Tutto questo indirizza a evitare sperimentazioni di procedure di RA in situazioni di danno conclamato, dove la preoccupazione pubblica è alta e le conoscenze sono sufficienti per interventi necessariamente urgenti.
Riassumendo, il meccanismo a due vie indipendenti proposto nell’allegato da una parte propone un pregevole sebbene laborioso uso dell’epidemiologia per valutazioni post-hoc, senza chiarire cosa accadrebbe in caso di esito negativo per la salute della popolazione, previsto con la frase «i danni alla salute della popolazione sono ragionevolmente attribuibili allo stabilimento». La filiera invece basata sull’RA può arrivare ad attribuire allo stabilimento «rischi che impongono la riapertura dell’AIA finalizzata all’ulteriore contenimento dei contaminanti che li originano». In questo caso, caratterizzato da un complesso susseguirsi di passaggi che porterebbero dalla fase 1 alla fase 3, ci domandiamo se sono stati fatti studi pilota o esercizi di fattibilità per capire se, come e in che tempi si può arrivare alla fine del percorso.

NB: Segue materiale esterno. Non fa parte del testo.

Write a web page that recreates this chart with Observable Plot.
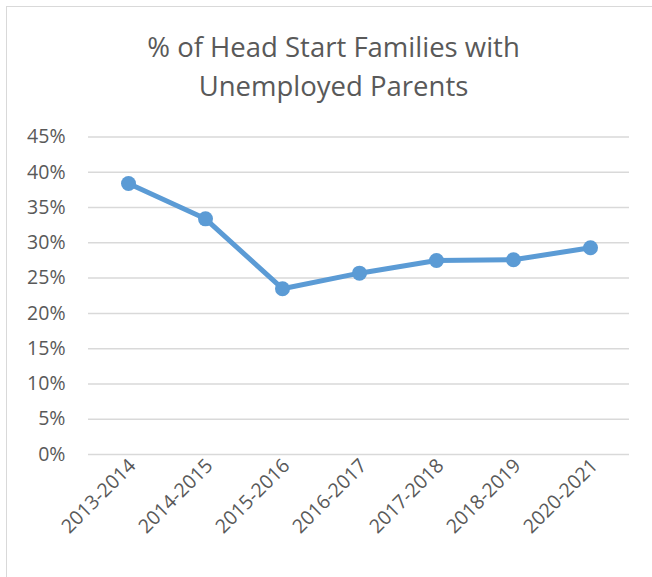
<!DOCTYPE html>
<html>
<head>
<meta charset="utf-8">
<script src="https://cdn.jsdelivr.net/npm/d3@7"></script>
<script src="https://cdn.jsdelivr.net/npm/@observablehq/plot@0.6"></script>
<style>
  html, body { margin: 0; padding: 0; background: #fff; }
  body { width: 652px; height: 577px; position: relative; overflow: hidden; font-family: "Open Sans", sans-serif; }
  #frame { position: absolute; left: 6px; top: 6px; width: 700px; height: 700px; border-left: 1.5px solid #d9d9d9; border-top: 1.5px solid #d9d9d9; box-sizing: border-box; }
  #title { position: absolute; left: 7px; width: 653px; top: 27px; text-align: center; color: #595959; font-size: 27.5px; line-height: 39px; font-weight: 400; }
  #chart { position: absolute; left: 0; top: 0; }
</style>
</head>
<body>
<div id="frame"></div>
<div id="chart"></div>
<div id="title">% of Head Start Families with<br>Unemployed Parents</div>
<script>
const years = ["2013-2014", "2014-2015", "2015-2016", "2016-2017", "2017-2018", "2018-2019", "2020-2021"];
const values = [38.4, 33.4, 23.5, 25.7, 27.5, 27.6, 29.3];
const yTicks = [0, 5, 10, 15, 20, 25, 30, 35, 40, 45];

const data = years.map((y, i) => ({year: y, value: values[i]}));

const plot = Plot.plot({
  width: 652,
  height: 577,
  marginLeft: 88,
  marginRight: 23,
  marginTop: 136.5,
  marginBottom: 123,
  style: {background: "transparent", fontFamily: "Open Sans, sans-serif", fontSize: "19.5px", color: "#595959"},
  x: {type: "point", domain: years, padding: 0.5, label: null},
  y: {domain: [0, 45], label: null},
  marks: [
    Plot.gridY(yTicks, {stroke: "#d9d9d9", strokeOpacity: 1, strokeWidth: 1.5}),
    Plot.axisY(yTicks, {tickSize: 0, tickPadding: 23, tickFormat: d => d + "%", fill: "#595959", fontSize: 19.5, label: null}),
    Plot.axisX({tickSize: 0, tickRotate: -45, tickPadding: 8, dx: 4, fill: "#595959", fontSize: 19.5, label: null}),
    Plot.line(data, {x: "year", y: "value", stroke: "#5b9bd5", strokeWidth: 5}),
    Plot.dot(data, {x: "year", y: "value", r: 7.5, fill: "#5b9bd5", stroke: "none"})
  ]
});
document.getElementById("chart").appendChild(plot);
</script>
</body>
</html>
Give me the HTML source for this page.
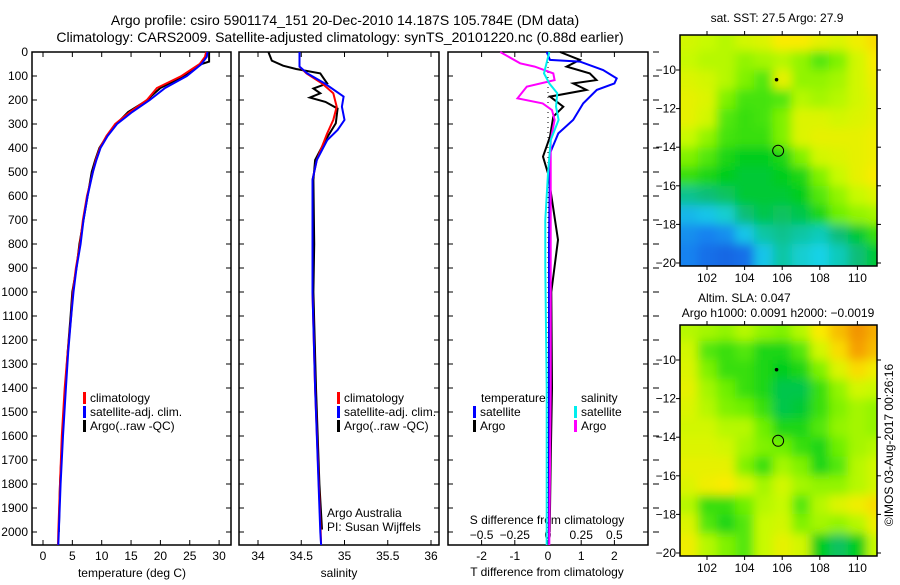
<!DOCTYPE html>
<html><head><meta charset="utf-8"><style>
body{margin:0;background:#fff;width:900px;height:580px;overflow:hidden}
svg{font-family:"Liberation Sans",sans-serif;font-size:12px}
</style></head><body>
<svg id="fig" width="900" height="580">
<text x="345" y="25" text-anchor="middle" font-size="14">Argo profile: csiro 5901174_151 20-Dec-2010 14.187S 105.784E (DM data)</text>
<text x="340" y="42" text-anchor="middle" font-size="14">Climatology: CARS2009. Satellite-adjusted climatology: synTS_20101220.nc (0.88d earlier)</text>
<g id="g"></g>
</svg>
<script>
// depth axis
const depthTicks=[0,100,200,300,400,500,600,700,800,900,1000,1100,1200,1300,1400,1500,1600,1700,1800,1900,2000];
// temperature panel
const tTicks=[0,5,10,15,20,25,30];
const tClimD=[0,20,50,100,150,200,250,300,350,400,450,500,600,700,800,900,1000,1100,1250,1400,1600,1800,2000,2054];
const tClim=[27.8,27.6,26.7,23.6,19.4,17.7,14.8,12.3,10.8,9.7,9.0,8.5,7.5,6.8,6.3,5.6,5.1,4.8,4.2,3.7,3.2,2.9,2.6,2.55];
const tSatD=[0,20,50,100,150,200,250,300,350,400,450,500,600,700,800,900,1000,1100,1250,1400,1600,1800,2000,2054];
const tSat=[28,27.9,27,24.5,20.8,18.2,15.2,12.6,11.0,9.8,9.1,8.5,7.6,6.9,6.4,5.7,5.2,4.8,4.3,3.9,3.4,3.0,2.7,2.6];
const tArgD=[0,40,50,100,150,180,200,250,300,350,400,450,500,600,700,800,900,1000,1100,1250,1400,1600,1800,2000];
const tArg=[28.3,28.3,27,24,20,18.6,17.8,14.5,12.5,10.9,9.6,8.9,8.3,7.6,6.9,6.2,5.7,5.0,4.7,4.2,3.8,3.3,2.9,2.7];
// salinity panel
const sTicks=[34,34.5,35,35.5,36];
const sClimD=[0,61,89,131,172,228,283,339,394,450,533,1000,1400,2000,2054];
const sClim=[34.48,34.48,34.56,34.74,34.87,34.91,34.87,34.80,34.74,34.68,34.63,34.63,34.66,34.725,34.73];
const sSatD=[0,61,89,131,186,228,283,325,367,450,533,1000,1400,2000,2054];
const sSat=[34.48,34.48,34.57,34.77,34.99,34.97,35.0,34.92,34.80,34.68,34.63,34.63,34.66,34.72,34.73];
const sArgD=[0,36,57,71,89,110,131,152,172,190,208,236,297,367,450,533,800,1000,1400,1800,1990];
const sArg=[34.12,34.16,34.29,34.44,34.72,34.76,34.8,34.64,34.72,34.6,34.78,34.92,34.9,34.78,34.66,34.64,34.65,34.64,34.67,34.71,34.74];
// difference panel
const dtTicks=[-2,-1,0,1,2];
const dsTicks=[-0.5,-0.25,0,0.25,0.5];
const dTSatD=[0,33,40,75,110,131,158,214,283,339,422,800,1400,2054];
const dTSat=[-0.04,0.06,0.96,1.66,2.07,2.0,1.47,1.06,0.76,0.31,0.06,0.03,0.03,0.03];
const dTArgD=[0,33,61,89,117,131,158,186,228,269,353,436,506,783,1000,1400,1700,2000];
const dTArg=[0.36,0.96,0.56,1.26,1.46,0.76,1.16,0.06,0.46,0.16,0.06,-0.15,0.0,0.3,0.1,0.12,0.08,0.05];
const dSArgD=[0,47,61,89,117,144,193,214,242,283,367,1000,1400,2054];
const dSArg=[-0.36,-0.21,-0.1,0.04,0.05,-0.16,-0.23,-0.04,0.03,0.05,0.02,0.02,0.02,0.01];
const dSSatD=[0,89,131,172,228,283,367,506,700,900,1400,2054];
const dSSat=[0.01,-0.03,0.01,0.07,0.06,0.08,0.02,0.0,-0.02,-0.02,-0.01,-0.01];
// maps (value 0..1 colour index), rows top->bottom lat -8.5..-19.5, cols lon 101..111
const sstGrid=[
[.7,.68,.66,.7,.72,.78,.78,.74,.72,.76,.8],
[.68,.66,.66,.62,.64,.66,.62,.56,.6,.7,.78],
[.72,.7,.66,.6,.56,.74,.62,.62,.64,.7,.76],
[.74,.72,.6,.55,.55,.56,.66,.64,.66,.7,.74],
[.74,.7,.56,.54,.55,.6,.72,.72,.7,.72,.74],
[.68,.62,.55,.54,.54,.6,.72,.74,.74,.74,.76],
[.6,.56,.52,.5,.5,.52,.6,.7,.72,.74,.76],
[.54,.52,.5,.48,.48,.5,.52,.6,.68,.74,.78],
[.4,.42,.44,.48,.48,.48,.5,.56,.62,.68,.72],
[.28,.3,.34,.42,.46,.44,.46,.52,.58,.62,.64],
[.22,.2,.22,.3,.38,.4,.38,.36,.42,.48,.54],
[.2,.16,.14,.16,.3,.38,.34,.32,.36,.42,.48]];
const slaGrid=[
[.66,.64,.62,.66,.62,.6,.66,.78,.84,.9,.86],
[.7,.56,.54,.56,.52,.52,.56,.7,.8,.88,.84],
[.72,.6,.54,.54,.52,.5,.52,.6,.72,.8,.76],
[.74,.64,.58,.54,.52,.46,.46,.54,.62,.7,.68],
[.72,.66,.6,.58,.54,.46,.48,.54,.6,.64,.62],
[.7,.7,.66,.66,.58,.52,.52,.56,.62,.64,.62],
[.72,.72,.7,.64,.6,.58,.54,.52,.58,.64,.66],
[.74,.74,.74,.6,.54,.64,.6,.52,.56,.66,.7],
[.72,.76,.78,.72,.64,.7,.64,.62,.62,.66,.7],
[.66,.54,.54,.58,.66,.68,.56,.66,.72,.76,.8],
[.72,.56,.52,.56,.68,.7,.6,.64,.62,.66,.76],
[.76,.66,.6,.56,.68,.74,.7,.5,.44,.5,.68]];
const lonTicks=[102,104,106,108,110];
const latTicks=[-10,-12,-14,-16,-18,-20];

const NS='http://www.w3.org/2000/svg';
const G=document.getElementById('g');
function mk(tag,attrs,parent){const e=document.createElementNS(NS,tag);for(const k in attrs)e.setAttribute(k,attrs[k]);(parent||G).appendChild(e);return e;}
function tx(x,y,s,anchor,parent){const e=mk('text',{x:x,y:y,'text-anchor':anchor||'middle'},parent);e.textContent=s;return e;}
const TOP=52, BOT=545;
const yD=d=>TOP+d*0.24;

function panel(name,x0,x1){
  const r=mk('rect',{x:x0,y:TOP,width:x1-x0,height:BOT-TOP,fill:'none',stroke:'#000','stroke-width':1.5});
  
  
  depthTicks.forEach(d=>{mk('line',{x1:x0,x2:x0+5,y1:yD(d),y2:yD(d),stroke:'#000'});mk('line',{x1:x1,x2:x1-5,y1:yD(d),y2:yD(d),stroke:'#000'});});
}
function line(name,ds,vs,fx,color,w){
  const p=ds.map((d,i)=>fx(vs[i]).toFixed(1)+','+yD(d).toFixed(1)).join(' ');
  const e=mk('polyline',{points:p,fill:'none',stroke:color,'stroke-width':w||2});
  
  
}
// panel 1
const xT=v=>43+v*5.87;
panel('temperature-panel',32,231);
depthTicks.forEach(d=>{const t=tx(28,yD(d)+4,String(d),'end');});
tTicks.forEach(v=>{mk('line',{x1:xT(v),x2:xT(v),y1:BOT,y2:BOT-5,stroke:'#000'});mk('line',{x1:xT(v),x2:xT(v),y1:TOP,y2:TOP+5,stroke:'#000'});tx(xT(v),560,String(v));});
line('temp-argo-line',tArgD,tArg,xT,'#000',2);
line('temp-climatology-line',tClimD,tClim,xT,'#f00',2);
line('temp-satellite-line',tSatD,tSat,xT,'#00f',2);
tx(132,577,'temperature (deg C)');
// panel 2
const xS=v=>258+(v-34)*86.5;
panel('salinity-panel',239,439);
sTicks.forEach(v=>{mk('line',{x1:xS(v),x2:xS(v),y1:BOT,y2:BOT-5,stroke:'#000'});mk('line',{x1:xS(v),x2:xS(v),y1:TOP,y2:TOP+5,stroke:'#000'});tx(xS(v),560,String(v));});
line('sal-argo-line',sArgD,sArg,xS,'#000',2);
line('sal-climatology-line',sClimD,sClim,xS,'#f00',2);
line('sal-satellite-line',sSatD,sSat,xS,'#00f',2);
tx(339,577,'salinity');
tx(327,517,'Argo Australia','start');tx(327,531,'PI: Susan Wijffels','start');
// legends
function legend(x,y,items){items.forEach((it,i)=>{mk('rect',{x:x,y:y+i*14-10,width:3,height:12,fill:it[1]});const t=tx(x+7,y+i*14,it[0],'start');});}
legend(83,402,[['climatology','#f00'],['satellite-adj. clim.','#00f'],['Argo(..raw -QC)','#000']]);
legend(337,402,[['climatology','#f00'],['satellite-adj. clim.','#00f'],['Argo(..raw -QC)','#000']]);
// panel 3
const xDT=v=>548+v*33.2;
const xDS=v=>548+v*132.8;
panel('difference-panel',448,648);
mk('line',{x1:548,x2:548,y1:TOP,y2:BOT,stroke:'#000','stroke-dasharray':'1,4'});
depthTicks.forEach(d=>mk('line',{x1:653,x2:659,y1:yD(d),y2:yD(d),stroke:'#000'}));
dtTicks.forEach(v=>{mk('line',{x1:xDT(v),x2:xDT(v),y1:BOT,y2:BOT-5,stroke:'#000'});tx(xDT(v),560,String(v));});
dsTicks.forEach(v=>{mk('line',{x1:xDS(v),x2:xDS(v),y1:TOP,y2:TOP+5,stroke:'#000'});tx(xDS(v),539,String(v).replace('-','−'));});
tx(547,524,'S difference from climatology');
tx(547,576,'T difference from climatology');
line('dT-argo-line',dTArgD,dTArg,xDT,'#000',2);
line('dT-satellite-line',dTSatD,dTSat,xDT,'#00f',2);
line('dS-argo-line',dSArgD,dSArg,xDS,'#f0f',2);
line('dS-satellite-line',dSSatD,dSSat,xDS,'#0ee',2);
tx(481,402,'temperature','start');tx(581,402,'salinity','start');
legend(473,416,[['satellite','#00f'],['Argo','#000']]);
legend(574,416,[['satellite','#0ee'],['Argo','#f0f']]);
// colormap
const cm=[[0,[20,40,200]],[0.2,[20,130,240]],[0.32,[20,210,230]],[0.42,[10,190,120]],[0.5,[0,205,30]],[0.58,[110,240,0]],[0.68,[200,250,0]],[0.78,[250,235,0]],[0.88,[245,160,0]],[1,[225,90,0]]];
function col(v){for(let i=1;i<cm.length;i++){if(v<=cm[i][0]){const a=cm[i-1],b=cm[i],t=(v-a[0])/(b[0]-a[0]);return 'rgb('+a[1].map((c,k)=>Math.round(c+(b[1][k]-c)*t)).join(',')+')';}}return 'rgb(225,90,0)';}
const defs=mk('defs',{});
const f=mk('filter',{id:'bl',x:'-10%',y:'-10%',width:'120%',height:'120%'},defs);
mk('feGaussianBlur',{stdDeviation:5},f);
function map(name,grid,top,bot){
  const L=680,R=877;
  const xL=lon=>707+(lon-102)*18.8;
  const yL=lat=>top+35+(-10-lat)*19.3;
  const cp=mk('clipPath',{id:'c'+name},defs);mk('rect',{x:L,y:top,width:R-L,height:bot-top},cp);
  const outer=mk('g',{'clip-path':'url(#c'+name+')'});
  
  
  const g=mk('g',{filter:'url(#bl)'},outer);
  grid.forEach((row,r)=>row.forEach((v,c)=>{const lon=101+c,lat=-8.5-r;
    const cell=mk('rect',{x:xL(lon-0.5)-(c==0?20:0),y:yL(lat+0.5)-(r==0?20:0),width:18.8+1+(c==0||c==10?20:0),height:19.3+1+(r==0||r==11?20:0),fill:col(v)},g);
    
    }));
  mk('rect',{x:L,y:top,width:R-L,height:bot-top,fill:'none',stroke:'#000','stroke-width':1.5});
  lonTicks.forEach(v=>{mk('line',{x1:xL(v),x2:xL(v),y1:top-4,y2:top,stroke:'#000'});mk('line',{x1:xL(v),x2:xL(v),y1:bot,y2:bot+4,stroke:'#000'});tx(xL(v),bot+16,String(v));});
  latTicks.forEach(v=>{mk('line',{x1:L,x2:L-4,y1:yL(v),y2:yL(v),stroke:'#000'});mk('line',{x1:R,x2:R+4,y1:yL(v),y2:yL(v),stroke:'#000'});tx(L-4,yL(v)+4,String(v).replace('-','−'),'end');});
  mk('circle',{cx:xL(105.784),cy:yL(-14.187),r:5.5,fill:'none',stroke:'#000'});
  mk('circle',{cx:xL(105.7),cy:yL(-10.5),r:1.8,fill:'#000'});
}
map('sst-map',sstGrid,35,266);
map('sla-map',slaGrid,325,556);
tx(777,22,'sat. SST: 27.5 Argo: 27.9');
tx(698,302,'Altim. SLA: 0.047','start');
tx(778,317,'Argo h1000: 0.0091 h2000: −0.0019');
const cr=tx(0,0,'©IMOS 03-Aug-2017 00:26:16');
cr.setAttribute('transform','translate(893,445) rotate(-90)');
</script>
</body></html>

In conclusione, occorre lavorare per un miglioramento dei contenuti dell’allegato. In caso di un’applicazione nella presente versione, ci sentiamo di asserire che in molte situazioni le condizioni e conoscenze sono tali da poter entrare direttamente nella fase finale del percorso proposto, risparmiando tempi e risorse impiegabili subito per azioni preventive e studi collegati di intervento. È questo il caso specifico di Taranto, dove le conoscenze acquisite e le iniziative attivate da ARPA e ASL rendono realistica la messa in opera di un programma di sorveglianza di medio e lungo termine,11,12 e interventi urgenti per l’abbassamento dell’esposizione dei gruppi di popolazione a maggiore rischio. In questo caso, una rapida valutazione dell’impatto attuale e potenziale dell’inquinamento da polveri in termini di mortalità e morbosità è una facile guida per il monitoraggio del funzionamento dell’AIA e degli scenari di intervento futuri.